On the Complexities of Understanding Matching Mechanisms

We study various novel complexity measures for two-sided matching mechanisms, applied to the popular real-world school choice mechanisms of Deferred Acceptance (DA) and Top Trading Cycles (TTC). In contrast to typical bounds in computer science, our metrics are not aimed to capture how hard the mechanisms are to compute. Rather, they aim to capture certain aspects of the difficulty of understanding or explaining the mechanisms and their properties. First, we study a set of questions regarding the complexity of how one agent's report can affect other facets of the mechanism. We show that in both DA and TTC, one agent's report can have a structurally complex effect on the final matching. Considering how one agent's report can affect another agent's set of obtainable options, we show that this effect has high complexity for TTC, but low complexity for DA, showing that one agent can only affect another in DA in a quantitatively controlled way. Second, we study a set of questions about the complexity of communicating various facets of the outcome matching, after calculating it.

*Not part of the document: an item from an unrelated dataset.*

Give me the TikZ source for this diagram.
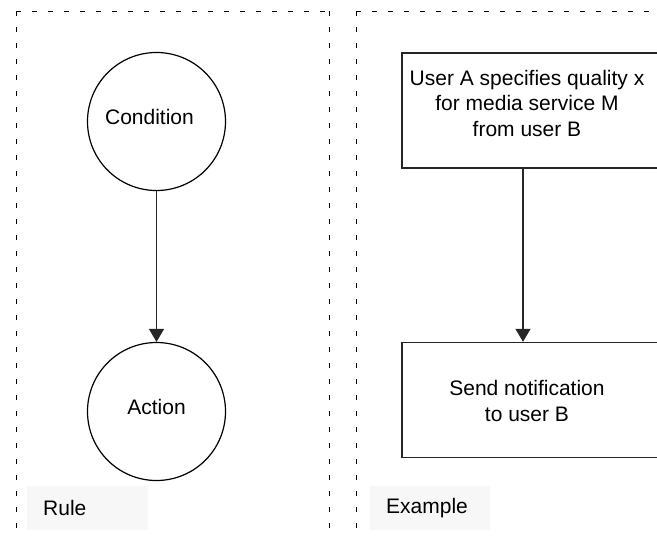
\documentclass[tikz,border=0pt]{standalone}
\usepackage{fontspec}
\setmainfont{Liberation Sans}
\usetikzlibrary{arrows.meta}
\definecolor{edge}{HTML}{262626}
\definecolor{tagfill}{HTML}{F7F7F7}
\begin{document}
\begin{tikzpicture}[x=1pt,y=-1pt,
  font=\fontsize{21}{25.5}\selectfont,
  panel/.style={draw=black, line width=0.9pt, dash pattern=on 5pt off 11pt},
  state/.style={circle, draw=black, line width=1.2pt, minimum size=138pt, inner sep=0pt},
  stepbox/.style={rectangle, draw=edge, line width=1.4pt, minimum width=278pt, minimum height=115pt, inner sep=0pt},
  tag/.style={fill=tagfill, anchor=north west, text width=89pt, align=left,
              inner xsep=16pt, inner ysep=0pt, minimum height=44pt},
  flow/.style={draw=edge, line width=1.4pt, -{Triangle[width=15pt,length=13pt]}}]
\useasboundingbox (0,0) rectangle (657,539);
\clip (0,0) rectangle (657,539);

% dashed frames of the two panels
\draw[panel] (16,11) -- (329,11);
\draw[panel] (16,11) -- (16,545);
\draw[panel] (329,11) -- (329,545);
\draw[panel] (356,11) -- (680,11);
\draw[panel] (356,11) -- (356,545);

% rule: condition leads to action
\node[state, label={[xshift=-7pt,yshift=5pt]center:Condition}] (cond) at (156.5,121.5) {};
\node[state, label={[yshift=5pt]center:Action}] (act) at (156.5,411.5) {};
\draw[flow] (cond.south) -- (act.north);

% example of such a rule
\node[stepbox] (spec) at (541,110.5) {};
\node[align=center] (spectext) at (527,103) {User A specifies quality x\\for media service M\\from user B};
\node[stepbox] (notify) at (541,400) {};
\node[align=center] (notifytext) at (527,401) {Send notification\\to user B};
\draw[flow] ([xshift=-18pt]spec.south) -- ([xshift=-18pt]notify.north);

% panel captions
\node[tag] (ruletag) at (27,486) {Rule};
\node[tag, text width=88pt] (extag) at (370,486) {Example};
\end{tikzpicture}
\end{document}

We find that when there are many more students than schools, it is provably harder to concurrently describe to each student her match in TTC than in DA. In contrast, we show that the outcomes of TTC and DA are equally hard to jointly verify, and that all agents' sets of obtainable options are equally hard to describe, showcasing ways in which the two mechanisms are comparably complex. Our results uncover new lenses into how TTC may be more complex than DA. This stands in contrast with recent results under different models, emphasizing the richness of the landscape of complexities of matching mechanisms. Our proofs uncover novel structural properties of TTC and DA, which may be of independent interest.